**What the task asks:**
The listing below must be repeated word for word, with its images excluded.
::::::
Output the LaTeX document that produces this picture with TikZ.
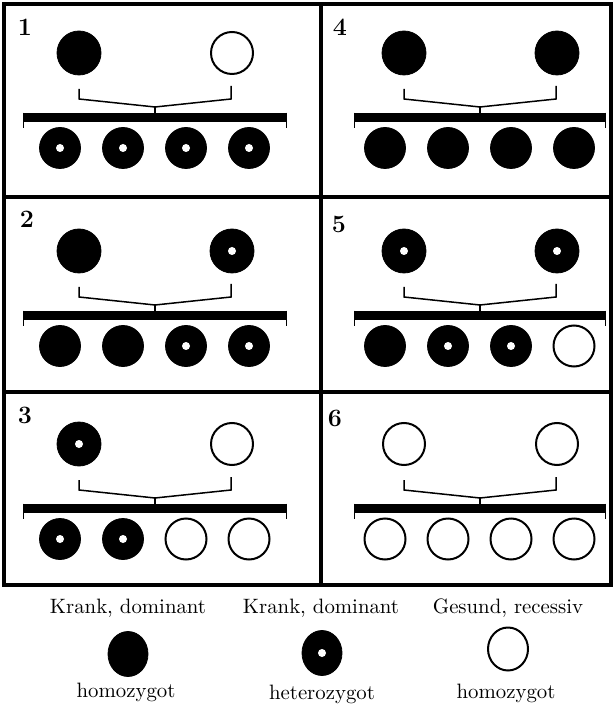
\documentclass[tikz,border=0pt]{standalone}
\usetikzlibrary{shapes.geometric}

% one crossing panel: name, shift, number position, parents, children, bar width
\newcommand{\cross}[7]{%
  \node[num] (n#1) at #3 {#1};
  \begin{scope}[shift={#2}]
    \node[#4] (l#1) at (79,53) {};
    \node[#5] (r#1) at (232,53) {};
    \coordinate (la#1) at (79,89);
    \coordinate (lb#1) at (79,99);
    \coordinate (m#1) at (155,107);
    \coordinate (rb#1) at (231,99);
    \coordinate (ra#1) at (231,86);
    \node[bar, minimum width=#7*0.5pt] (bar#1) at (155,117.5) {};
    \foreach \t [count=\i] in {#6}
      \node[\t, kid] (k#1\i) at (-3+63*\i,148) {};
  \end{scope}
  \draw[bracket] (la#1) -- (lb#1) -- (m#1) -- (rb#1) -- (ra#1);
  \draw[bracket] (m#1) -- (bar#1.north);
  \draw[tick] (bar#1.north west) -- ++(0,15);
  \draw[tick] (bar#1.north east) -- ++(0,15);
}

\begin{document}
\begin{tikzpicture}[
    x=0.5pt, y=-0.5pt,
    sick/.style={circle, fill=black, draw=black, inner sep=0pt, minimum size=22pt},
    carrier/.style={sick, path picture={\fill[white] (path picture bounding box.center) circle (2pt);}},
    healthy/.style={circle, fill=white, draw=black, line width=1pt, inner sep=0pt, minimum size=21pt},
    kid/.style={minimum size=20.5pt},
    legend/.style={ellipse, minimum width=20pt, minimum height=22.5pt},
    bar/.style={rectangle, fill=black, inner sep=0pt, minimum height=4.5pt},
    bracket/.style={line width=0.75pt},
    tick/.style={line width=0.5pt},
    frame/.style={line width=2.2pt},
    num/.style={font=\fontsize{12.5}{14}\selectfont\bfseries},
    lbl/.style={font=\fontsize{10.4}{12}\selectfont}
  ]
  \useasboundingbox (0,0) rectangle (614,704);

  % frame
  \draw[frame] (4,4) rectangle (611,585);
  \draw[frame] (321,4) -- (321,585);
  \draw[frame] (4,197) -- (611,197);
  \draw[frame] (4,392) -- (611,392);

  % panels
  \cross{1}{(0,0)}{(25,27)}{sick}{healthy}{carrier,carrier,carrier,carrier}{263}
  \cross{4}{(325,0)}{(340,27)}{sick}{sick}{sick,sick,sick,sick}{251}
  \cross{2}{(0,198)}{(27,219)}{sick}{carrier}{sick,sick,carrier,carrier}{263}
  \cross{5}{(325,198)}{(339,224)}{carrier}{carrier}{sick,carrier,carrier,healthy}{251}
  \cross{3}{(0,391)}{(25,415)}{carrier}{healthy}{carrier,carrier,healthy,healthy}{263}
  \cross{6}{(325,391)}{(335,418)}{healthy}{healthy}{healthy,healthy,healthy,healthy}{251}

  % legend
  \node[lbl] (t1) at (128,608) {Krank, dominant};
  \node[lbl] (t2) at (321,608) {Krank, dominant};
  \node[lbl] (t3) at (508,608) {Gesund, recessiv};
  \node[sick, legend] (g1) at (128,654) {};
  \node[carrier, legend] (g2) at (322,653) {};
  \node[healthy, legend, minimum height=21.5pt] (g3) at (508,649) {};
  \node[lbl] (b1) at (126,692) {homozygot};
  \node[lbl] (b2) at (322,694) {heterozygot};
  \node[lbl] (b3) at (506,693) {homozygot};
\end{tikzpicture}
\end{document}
::::::
**Solution to this problem:**
Output the LaTeX document that produces this picture with TikZ.
\documentclass[tikz,border=0pt]{standalone}
\usetikzlibrary{shapes.geometric}

% one crossing panel: name, shift, number position, parents, children, bar width
\newcommand{\cross}[7]{%
  \node[num] (n#1) at #3 {#1};
  \begin{scope}[shift={#2}]
    \node[#4] (l#1) at (79,53) {};
    \node[#5] (r#1) at (232,53) {};
    \coordinate (la#1) at (79,89);
    \coordinate (lb#1) at (79,99);
    \coordinate (m#1) at (155,107);
    \coordinate (rb#1) at (231,99);
    \coordinate (ra#1) at (231,86);
    \node[bar, minimum width=#7*0.5pt] (bar#1) at (155,117.5) {};
    \foreach \t [count=\i] in {#6}
      \node[\t, kid] (k#1\i) at (-3+63*\i,148) {};
  \end{scope}
  \draw[bracket] (la#1) -- (lb#1) -- (m#1) -- (rb#1) -- (ra#1);
  \draw[bracket] (m#1) -- (bar#1.north);
  \draw[tick] (bar#1.north west) -- ++(0,15);
  \draw[tick] (bar#1.north east) -- ++(0,15);
}

\begin{document}
\begin{tikzpicture}[
    x=0.5pt, y=-0.5pt,
    sick/.style={circle, fill=black, draw=black, inner sep=0pt, minimum size=22pt},
    carrier/.style={sick, path picture={\fill[white] (path picture bounding box.center) circle (2pt);}},
    healthy/.style={circle, fill=white, draw=black, line width=1pt, inner sep=0pt, minimum size=21pt},
    kid/.style={minimum size=20.5pt},
    legend/.style={ellipse, minimum width=20pt, minimum height=22.5pt},
    bar/.style={rectangle, fill=black, inner sep=0pt, minimum height=4.5pt},
    bracket/.style={line width=0.75pt},
    tick/.style={line width=0.5pt},
    frame/.style={line width=2.2pt},
    num/.style={font=\fontsize{12.5}{14}\selectfont\bfseries},
    lbl/.style={font=\fontsize{10.4}{12}\selectfont}
  ]
  \useasboundingbox (0,0) rectangle (614,704);

  % frame
  \draw[frame] (4,4) rectangle (611,585);
  \draw[frame] (321,4) -- (321,585);
  \draw[frame] (4,197) -- (611,197);
  \draw[frame] (4,392) -- (611,392);

  % panels
  \cross{1}{(0,0)}{(25,27)}{sick}{healthy}{carrier,carrier,carrier,carrier}{263}
  \cross{4}{(325,0)}{(340,27)}{sick}{sick}{sick,sick,sick,sick}{251}
  \cross{2}{(0,198)}{(27,219)}{sick}{carrier}{sick,sick,carrier,carrier}{263}
  \cross{5}{(325,198)}{(339,224)}{carrier}{carrier}{sick,carrier,carrier,healthy}{251}
  \cross{3}{(0,391)}{(25,415)}{carrier}{healthy}{carrier,carrier,healthy,healthy}{263}
  \cross{6}{(325,391)}{(335,418)}{healthy}{healthy}{healthy,healthy,healthy,healthy}{251}

  % legend
  \node[lbl] (t1) at (128,608) {Krank, dominant};
  \node[lbl] (t2) at (321,608) {Krank, dominant};
  \node[lbl] (t3) at (508,608) {Gesund, recessiv};
  \node[sick, legend] (g1) at (128,654) {};
  \node[carrier, legend] (g2) at (322,653) {};
  \node[healthy, legend, minimum height=21.5pt] (g3) at (508,649) {};
  \node[lbl] (b1) at (126,692) {homozygot};
  \node[lbl] (b2) at (322,694) {heterozygot};
  \node[lbl] (b3) at (506,693) {homozygot};
\end{tikzpicture}
\end{document}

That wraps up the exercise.